Out now in theaters and on HBO Max (where I saw it), The Matrix Resurrections isn’t necessary, but it does feel like a proper course correction, akin to X-Men: Days of Future Past or the meta-horror Wes Craven’s New Nightmare (which The Ringer also noted in their review). It works best when it evokes and comments on the original film; the nods to entries two and three, meanwhile, constitute a rather forgettable middle half of the film.
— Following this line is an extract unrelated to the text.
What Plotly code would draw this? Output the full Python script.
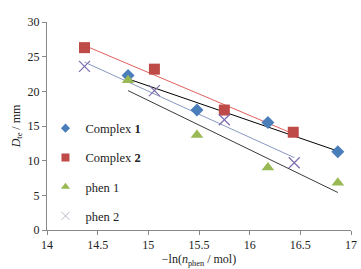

But before that middling, uh, middle, the new Matrix (now directed solo by Lana Wachowski) spends the first third of its run time setting up the idea that we don’t need another Matrix film. It does this under the guise of placing Thomas Anderson/Neo (Keanu Reeves) as a video game creator of a best-selling franchise called … The Matrix. The best early scenes, a few of which are laugh-out-loud funny, find a haggard Anderson forced to produce another title in a series he wanted to leave while a focus group tries to pin down what made the original Matrix so special (“bullet time” comes up a lot). It’s incredibly meta to a Dan Harmon degree; Anderson’s boss (Jonathan Groff) even mentions that a fourth Matrix entry is the demand of Warner Bros. and it’s going to be made with or without its creator.
Still, you can’t build an entire film out of referencing or commenting on memorable moments from prior films. Eventually, we have fight scenes — the train one is a standout — motorcycle chases, a trip to an underground city, and a lot of new characters who are either related, updated or reminiscent of former characters (Morpheus and Agent Smith are now, interestingly, one, and combined delightfully by Yahya Abdul-Mateen II).
I’m certainly in for a rewatch, but a few moments that stand out, good and bad:
- It’s nice to see Neil Patrick Harris back in a sci-fi role — I’ll stan for Starship Troopers as a genre classic — here playing a psychiatrist for Mr. Anderson (and as a lot more than that, because this is The Matrix and nothing is what it seems).
- I noticed this while rewatching the first film and the new one; this is maybe the most diverse and interesting cast in a sci-fi movie series ever. It’s a good time to mention that, for some, the series universalizes a trans experience. (Side note: in the new film, Anderson, in his video game creator guise, is working on a new title called Binary, which can be taken several ways.) Series co-creator and co-director of the first three Matrix films Lilly Wachowski has noted in the past that “there’s a critical eye being cast back on Lana and I’s work through the lens of our transness. This is a cool thing because it’s an excellent reminder that art is never static. And while the ideas of identity and transformation are critical components in our work, the bedrock that all ideas rest upon is love.”
- That’s a good quote to remember when you realize this amazingly diverse set of characters pretty much end up risking their lives to get Neo and Trinity (Carrie-Anne Moss) together. That’s rather traditional, but then again, Reeves and Moss are fantastic and have earned so much goodwill that it feels natural for the film to center on their reunion.
- I’d say watch this in a movie theater, because some of the special effects felt a little off on my big-screen TV. Of course, your current comfort level in attending a crowded theater should be taken into consideration.
- The addition of author David Mitchell (Cloud Atlas) to the screenwriting team appears to have helped; for both the callbacks and big new ideas here, everything coalesces better than Matrix films two and three.
In the end, I feel like any further continuation of The Matrix after this film should happen in a different format; I’d love to see a limited series, for instance, akin to HBO’s Watchmen (this happened to a degree already with 2003’s The Animatrix, an excellent collection of animated short films by different artists that all take place within the universe of The Matrix). Given that the Matrix can be rebooted and repurposed (or re-programmed) in an infinite number of ways, there’s plenty of room for new characters and the stories they have to tell.
And that’s the most pleasant surprise with The Matrix Resurrections: it’s not a perfect film, but it left me wanting to see more. Pretty good for a flick that spends a lot of time convincing us it shouldn’t exist at all.